Stored data |
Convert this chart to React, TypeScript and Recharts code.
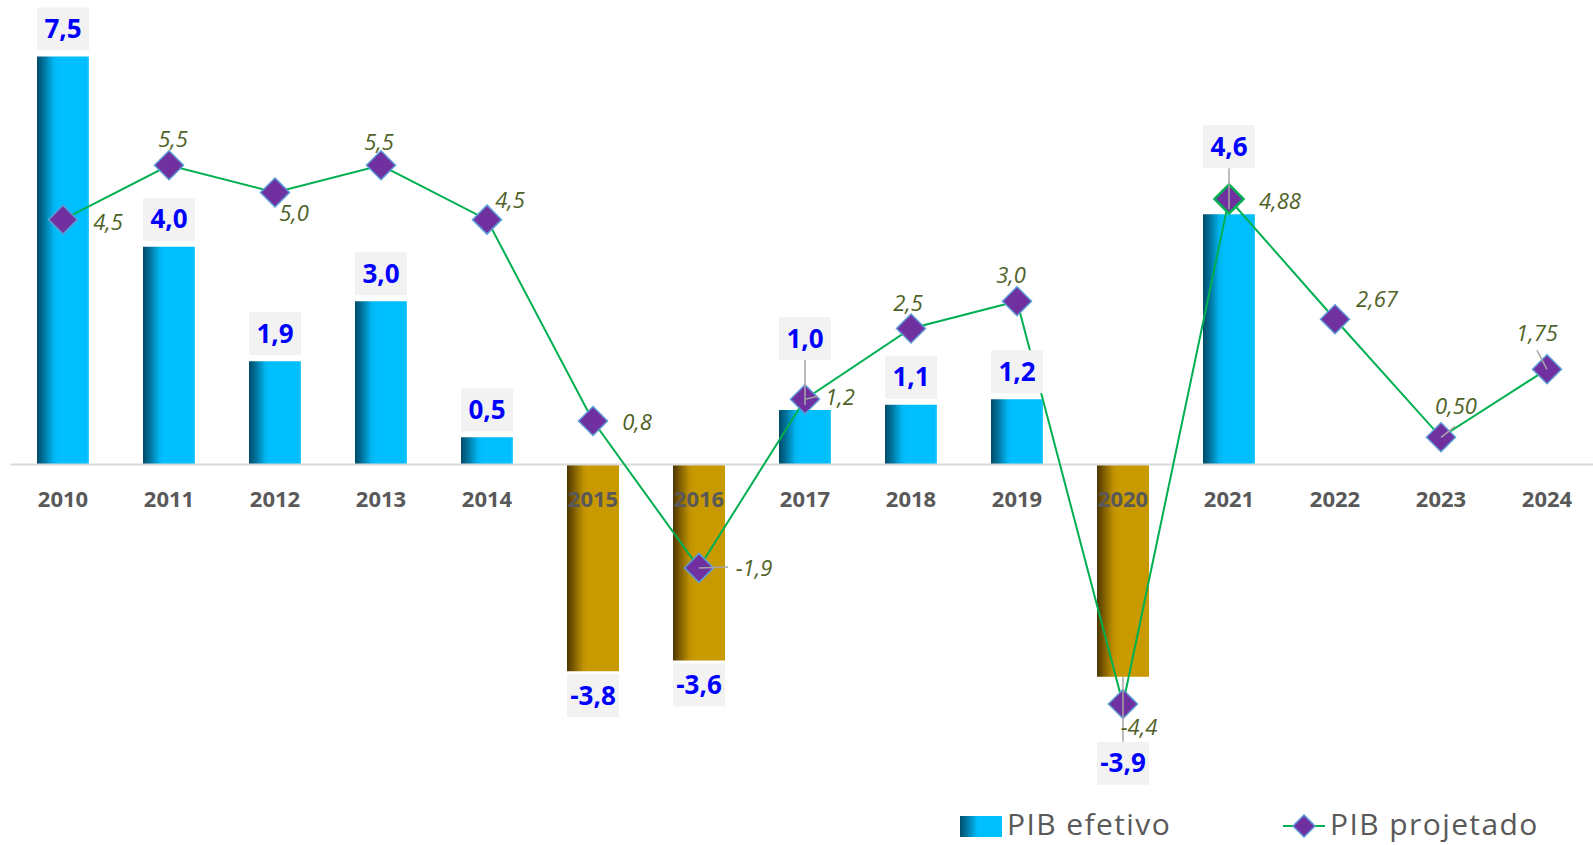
import React from 'react';
import {
  ComposedChart,
  Bar,
  Line,
  XAxis,
  YAxis,
  ReferenceLine,
  LabelList,
  Cell,
} from 'recharts';

// Data
const years = ['2010', '2011', '2012', '2013', '2014', '2015', '2016', '2017', '2018', '2019', '2020', '2021', '2022', '2023', '2024'];
const pibEfetivo: (number | null)[] = [7.5, 4.0, 1.9, 3.0, 0.5, -3.8, -3.6, 1.0, 1.1, 1.2, -3.9, 4.6, null, null, null];
const pibProjetado = [4.5, 5.5, 5.0, 5.5, 4.5, 0.8, -1.9, 1.2, 2.5, 3.0, -4.4, 4.88, 2.67, 0.5, 1.75];
const projetadoDecimals = [1, 1, 1, 1, 1, 1, 1, 1, 1, 1, 1, 2, 2, 2, 2];

// Label nudges (px), kept apart from the data
const lineLabelOffset: [number, number][] = [
  [45, 2], [4, -26], [19, 21], [-2, -23], [23, -20], [44, 1], [55, 0], [35, -2],
  [-3, -25], [-6, -26], [16, 23], [51, 2], [42, -20], [15, -31], [-10, -36],
];
const lineLeader: ([number, number] | null)[] = [
  null, null, null, null, null, null, [29, -1], [13, -3],
  null, null, null, null, null, [14, -11], [-10, -19],
];
const barLabelLift = [0, 0, 0, 0, 0, 0, 0, 44, 0, 0, 62, 40, 0, 0, 0];

const data = years.map((year, i) => ({
  year,
  efetivo: pibEfetivo[i],
  projetado: pibProjetado[i],
}));

const W = 1600;
const H = 845;
const MARGIN = { top: 2, right: 0, bottom: 0, left: 10 };
const XAXIS_H = 54;
const Y_MIN = -6;
const Y_MAX = 8.5;
const PLOT_H = H - MARGIN.top - MARGIN.bottom - XAXIS_H;
const ZERO_Y = MARGIN.top + (PLOT_H * Y_MAX) / (Y_MAX - Y_MIN);

const FONT = '"Open Sans", "Noto Sans", sans-serif';
const fmt = (v: number, d: number) => v.toFixed(d).replace('.', ',');

const YearTick = ({ x, payload }: any) => (
  <text
    x={x}
    y={ZERO_Y + 42}
    textAnchor="middle"
    fill="#595959"
    fontSize={22}
    fontWeight={700}
    fontFamily={FONT}
  >
    {payload.value}
  </text>
);

const BarValueLabel = ({ x, y, width, height, value, index }: any) => {
  if (value == null) return null;
  const top = Math.min(y, y + height);
  const bottom = Math.max(y, y + height);
  const cx = x + width / 2;
  const lift = barLabelLift[index] || 0;
  const boxW = 52;
  const boxH = 43;
  let boxTop: number;
  let leader: [number, number] | null = null;
  if (value >= 0) {
    boxTop = top - 6 - lift - boxH;
    if (lift) leader = [boxTop + boxH, top - 5];
  } else {
    boxTop = bottom + 3 + lift;
    if (lift) leader = [bottom, boxTop];
  }
  return (
    <g>
      {leader && (
        <line x1={cx} x2={cx} y1={leader[0]} y2={leader[1]} stroke="#A6A6A6" strokeWidth={1.5} />
      )}
      <rect x={cx - boxW / 2} y={boxTop} width={boxW} height={boxH} fill="#F2F2F2" />
      <text
        x={cx}
        y={boxTop + boxH / 2 + 9}
        textAnchor="middle"
        fill="#0000FF"
        fontSize={26}
        fontWeight={700}
        fontFamily={FONT}
      >
        {fmt(value, 1)}
      </text>
    </g>
  );
};

const LineValueLabel = ({ x, y, value, index }: any) => {
  const [dx, dy] = lineLabelOffset[index];
  const leader = lineLeader[index];
  return (
    <g>
      {leader && (
        <line x1={x} y1={y} x2={x + leader[0]} y2={y + leader[1]} stroke="#A6A6A6" strokeWidth={1.5} />
      )}
      <text
        x={x + dx}
        y={y + dy + 8}
        textAnchor="middle"
        fill="#4F6228"
        fontSize={22}
        fontStyle="italic"
        fontFamily={FONT}
      >
        {fmt(value, projetadoDecimals[index])}
      </text>
    </g>
  );
};

const Diamond = ({ cx, cy, index }: any) => {
  if (cx == null || cy == null) return null;
  const r = 14.5;
  return (
    <path
      key={`d-${index}`}
      d={`M${cx},${cy - r}L${cx + r},${cy}L${cx},${cy + r}L${cx - r},${cy}Z`}
      fill="#7030A0"
      stroke={index === 11 ? '#00B050' : '#5B9BD5'}
      strokeWidth={index === 11 ? 2.5 : 1.5}
    />
  );
};

const Legend = () => (
  <div
    style={{
      position: 'absolute',
      left: 960,
      top: 807,
      display: 'flex',
      alignItems: 'center',
      fontFamily: FONT,
      fontSize: 30,
      letterSpacing: 1.4,
      color: '#595959',
      lineHeight: '34px',
    }}
  >
    <div
      style={{
        width: 42,
        height: 21,
        background: 'linear-gradient(to right, #004E6C 0%, #00709A 14%, #00BFFF 42%, #00BFFF 100%)',
        marginRight: 5,
        marginTop: 4,
      }}
    />
    <span style={{ marginRight: 112 }}>PIB efetivo</span>
    <svg width={42} height={30} style={{ marginRight: 5, marginTop: 4 }}>
      <line x1={0} y1={15} x2={42} y2={15} stroke="#00B050" strokeWidth={2} />
      <path d="M21,4L32,15L21,26L10,15Z" fill="#7030A0" stroke="#5B9BD5" strokeWidth={1.5} />
    </svg>
    <span>PIB projetado</span>
  </div>
);

export default function App() {
  return (
    <div
      style={{
        position: 'absolute',
        left: 0,
        top: 0,
        width: 1593,
        height: 845,
        overflow: 'hidden',
        background: '#fff',
      }}
    >
      <ComposedChart width={W} height={H} data={data} margin={MARGIN}>
        <defs>
          <linearGradient id="gradPos" x1="0" y1="0" x2="1" y2="0">
            <stop offset="0%" stopColor="#004B68" />
            <stop offset="12%" stopColor="#006E96" />
            <stop offset="32%" stopColor="#00B6F2" />
            <stop offset="42%" stopColor="#00BFFF" />
            <stop offset="96%" stopColor="#00BFFF" />
            <stop offset="100%" stopColor="#38CCFF" />
          </linearGradient>
          <linearGradient id="gradNeg" x1="0" y1="0" x2="1" y2="0">
            <stop offset="0%" stopColor="#4A3500" />
            <stop offset="12%" stopColor="#7A5A00" />
            <stop offset="32%" stopColor="#C09200" />
            <stop offset="42%" stopColor="#C99A00" />
            <stop offset="100%" stopColor="#C99A00" />
          </linearGradient>
        </defs>
        <YAxis hide domain={[Y_MIN, Y_MAX]} />
        <ReferenceLine y={0} stroke="#D9D9D9" strokeWidth={2} />
        <Bar dataKey="efetivo" barSize={52} isAnimationActive={false}>
          {data.map((d, i) => (
            <Cell key={i} fill={(d.efetivo ?? 0) >= 0 ? 'url(#gradPos)' : 'url(#gradNeg)'} />
          ))}
          <LabelList dataKey="efetivo" content={<BarValueLabel />} />
        </Bar>
        <XAxis
          dataKey="year"
          height={XAXIS_H}
          axisLine={false}
          tickLine={false}
          interval={0}
          tick={<YearTick />}
        />
        <Line
          dataKey="projetado"
          stroke="#00B050"
          strokeWidth={2}
          dot={(p: any) => <Diamond key={`dot-${p.index}`} {...p} />}
          activeDot={false}
          isAnimationActive={false}
        >
          <LabelList dataKey="projetado" content={<LineValueLabel />} />
        </Line>
      </ComposedChart>
      <Legend />
    </div>
  );
}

Your objective | Output the lines above in full and exactly as given, omitting any pictures.

Exercise solution |
Convert this chart to React, TypeScript and Recharts code.
import React from 'react';
import {
  ComposedChart,
  Bar,
  Line,
  XAxis,
  YAxis,
  ReferenceLine,
  LabelList,
  Cell,
} from 'recharts';

// Data
const years = ['2010', '2011', '2012', '2013', '2014', '2015', '2016', '2017', '2018', '2019', '2020', '2021', '2022', '2023', '2024'];
const pibEfetivo: (number | null)[] = [7.5, 4.0, 1.9, 3.0, 0.5, -3.8, -3.6, 1.0, 1.1, 1.2, -3.9, 4.6, null, null, null];
const pibProjetado = [4.5, 5.5, 5.0, 5.5, 4.5, 0.8, -1.9, 1.2, 2.5, 3.0, -4.4, 4.88, 2.67, 0.5, 1.75];
const projetadoDecimals = [1, 1, 1, 1, 1, 1, 1, 1, 1, 1, 1, 2, 2, 2, 2];

// Label nudges (px), kept apart from the data
const lineLabelOffset: [number, number][] = [
  [45, 2], [4, -26], [19, 21], [-2, -23], [23, -20], [44, 1], [55, 0], [35, -2],
  [-3, -25], [-6, -26], [16, 23], [51, 2], [42, -20], [15, -31], [-10, -36],
];
const lineLeader: ([number, number] | null)[] = [
  null, null, null, null, null, null, [29, -1], [13, -3],
  null, null, null, null, null, [14, -11], [-10, -19],
];
const barLabelLift = [0, 0, 0, 0, 0, 0, 0, 44, 0, 0, 62, 40, 0, 0, 0];

const data = years.map((year, i) => ({
  year,
  efetivo: pibEfetivo[i],
  projetado: pibProjetado[i],
}));

const W = 1600;
const H = 845;
const MARGIN = { top: 2, right: 0, bottom: 0, left: 10 };
const XAXIS_H = 54;
const Y_MIN = -6;
const Y_MAX = 8.5;
const PLOT_H = H - MARGIN.top - MARGIN.bottom - XAXIS_H;
const ZERO_Y = MARGIN.top + (PLOT_H * Y_MAX) / (Y_MAX - Y_MIN);

const FONT = '"Open Sans", "Noto Sans", sans-serif';
const fmt = (v: number, d: number) => v.toFixed(d).replace('.', ',');

const YearTick = ({ x, payload }: any) => (
  <text
    x={x}
    y={ZERO_Y + 42}
    textAnchor="middle"
    fill="#595959"
    fontSize={22}
    fontWeight={700}
    fontFamily={FONT}
  >
    {payload.value}
  </text>
);

const BarValueLabel = ({ x, y, width, height, value, index }: any) => {
  if (value == null) return null;
  const top = Math.min(y, y + height);
  const bottom = Math.max(y, y + height);
  const cx = x + width / 2;
  const lift = barLabelLift[index] || 0;
  const boxW = 52;
  const boxH = 43;
  let boxTop: number;
  let leader: [number, number] | null = null;
  if (value >= 0) {
    boxTop = top - 6 - lift - boxH;
    if (lift) leader = [boxTop + boxH, top - 5];
  } else {
    boxTop = bottom + 3 + lift;
    if (lift) leader = [bottom, boxTop];
  }
  return (
    <g>
      {leader && (
        <line x1={cx} x2={cx} y1={leader[0]} y2={leader[1]} stroke="#A6A6A6" strokeWidth={1.5} />
      )}
      <rect x={cx - boxW / 2} y={boxTop} width={boxW} height={boxH} fill="#F2F2F2" />
      <text
        x={cx}
        y={boxTop + boxH / 2 + 9}
        textAnchor="middle"
        fill="#0000FF"
        fontSize={26}
        fontWeight={700}
        fontFamily={FONT}
      >
        {fmt(value, 1)}
      </text>
    </g>
  );
};

const LineValueLabel = ({ x, y, value, index }: any) => {
  const [dx, dy] = lineLabelOffset[index];
  const leader = lineLeader[index];
  return (
    <g>
      {leader && (
        <line x1={x} y1={y} x2={x + leader[0]} y2={y + leader[1]} stroke="#A6A6A6" strokeWidth={1.5} />
      )}
      <text
        x={x + dx}
        y={y + dy + 8}
        textAnchor="middle"
        fill="#4F6228"
        fontSize={22}
        fontStyle="italic"
        fontFamily={FONT}
      >
        {fmt(value, projetadoDecimals[index])}
      </text>
    </g>
  );
};

const Diamond = ({ cx, cy, index }: any) => {
  if (cx == null || cy == null) return null;
  const r = 14.5;
  return (
    <path
      key={`d-${index}`}
      d={`M${cx},${cy - r}L${cx + r},${cy}L${cx},${cy + r}L${cx - r},${cy}Z`}
      fill="#7030A0"
      stroke={index === 11 ? '#00B050' : '#5B9BD5'}
      strokeWidth={index === 11 ? 2.5 : 1.5}
    />
  );
};

const Legend = () => (
  <div
    style={{
      position: 'absolute',
      left: 960,
      top: 807,
      display: 'flex',
      alignItems: 'center',
      fontFamily: FONT,
      fontSize: 30,
      letterSpacing: 1.4,
      color: '#595959',
      lineHeight: '34px',
    }}
  >
    <div
      style={{
        width: 42,
        height: 21,
        background: 'linear-gradient(to right, #004E6C 0%, #00709A 14%, #00BFFF 42%, #00BFFF 100%)',
        marginRight: 5,
        marginTop: 4,
      }}
    />
    <span style={{ marginRight: 112 }}>PIB efetivo</span>
    <svg width={42} height={30} style={{ marginRight: 5, marginTop: 4 }}>
      <line x1={0} y1={15} x2={42} y2={15} stroke="#00B050" strokeWidth={2} />
      <path d="M21,4L32,15L21,26L10,15Z" fill="#7030A0" stroke="#5B9BD5" strokeWidth={1.5} />
    </svg>
    <span>PIB projetado</span>
  </div>
);

export default function App() {
  return (
    <div
      style={{
        position: 'absolute',
        left: 0,
        top: 0,
        width: 1593,
        height: 845,
        overflow: 'hidden',
        background: '#fff',
      }}
    >
      <ComposedChart width={W} height={H} data={data} margin={MARGIN}>
        <defs>
          <linearGradient id="gradPos" x1="0" y1="0" x2="1" y2="0">
            <stop offset="0%" stopColor="#004B68" />
            <stop offset="12%" stopColor="#006E96" />
            <stop offset="32%" stopColor="#00B6F2" />
            <stop offset="42%" stopColor="#00BFFF" />
            <stop offset="96%" stopColor="#00BFFF" />
            <stop offset="100%" stopColor="#38CCFF" />
          </linearGradient>
          <linearGradient id="gradNeg" x1="0" y1="0" x2="1" y2="0">
            <stop offset="0%" stopColor="#4A3500" />
            <stop offset="12%" stopColor="#7A5A00" />
            <stop offset="32%" stopColor="#C09200" />
            <stop offset="42%" stopColor="#C99A00" />
            <stop offset="100%" stopColor="#C99A00" />
          </linearGradient>
        </defs>
        <YAxis hide domain={[Y_MIN, Y_MAX]} />
        <ReferenceLine y={0} stroke="#D9D9D9" strokeWidth={2} />
        <Bar dataKey="efetivo" barSize={52} isAnimationActive={false}>
          {data.map((d, i) => (
            <Cell key={i} fill={(d.efetivo ?? 0) >= 0 ? 'url(#gradPos)' : 'url(#gradNeg)'} />
          ))}
          <LabelList dataKey="efetivo" content={<BarValueLabel />} />
        </Bar>
        <XAxis
          dataKey="year"
          height={XAXIS_H}
          axisLine={false}
          tickLine={false}
          interval={0}
          tick={<YearTick />}
        />
        <Line
          dataKey="projetado"
          stroke="#00B050"
          strokeWidth={2}
          dot={(p: any) => <Diamond key={`dot-${p.index}`} {...p} />}
          activeDot={false}
          isAnimationActive={false}
        >
          <LabelList dataKey="projetado" content={<LineValueLabel />} />
        </Line>
      </ComposedChart>
      <Legend />
    </div>
  );
}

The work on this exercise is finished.